Joburg Film Festival
- Location: Johannesburg, South Africa
- Founded: 2016
- Most recent: 6th: 28 February – 3 March 2024
- Artistic director: Timothy Mangwedi (2024)
- Website: joburgfilmfestival.co.za
- 7th: 11–16 March 2025

= Joburg Film Festival =

Annual film festival in Johannesburg, South Africa

The Joburg Film Festival (JFF) is an international annual film festival held at various venues in Johannesburg, notably Rosebank, Melrose Arch and Sandton Gauteng, South Africa.

==History==
Joburg Film Festival was founded in 2016. Because of the COVID-19 pandemic, the 2021 and 2022 editions were skipped. The 5th edition was held from 31 January – 5 February 2023.

==Description==
Joburg Film Festival (JFF) is an international annual film festival held at various venues in Johannesburg ("Joburg"), Gauteng, South Africa.
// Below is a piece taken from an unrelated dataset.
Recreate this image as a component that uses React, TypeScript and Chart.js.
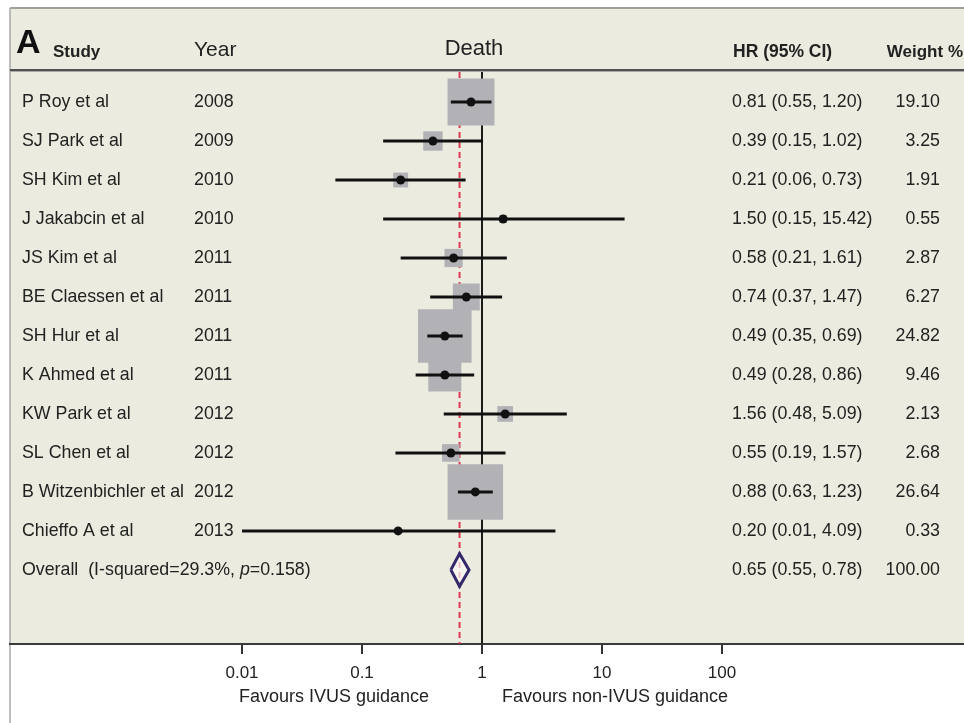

The festival is supported by the South African satellite television broadcast company MultiChoice.

==Program==
The festival features a film screening schedule, an industry program with panel discussions, talks and masterclasses, an educational youth program, a social event, and a commercial content market JBX.

==Awards==
The awards announced for 2025 are Best Feature Film, Best African Film, Best Documentary and Best Joburg Produced Film (only Joburg-based filmmakers are eligible for this prize).

==Past award winners==
- Independent Feature 2023 - The Cloud and the Man (Manikbabur Megh) by Abhinandan Banerjee - Fiction 97 minutes.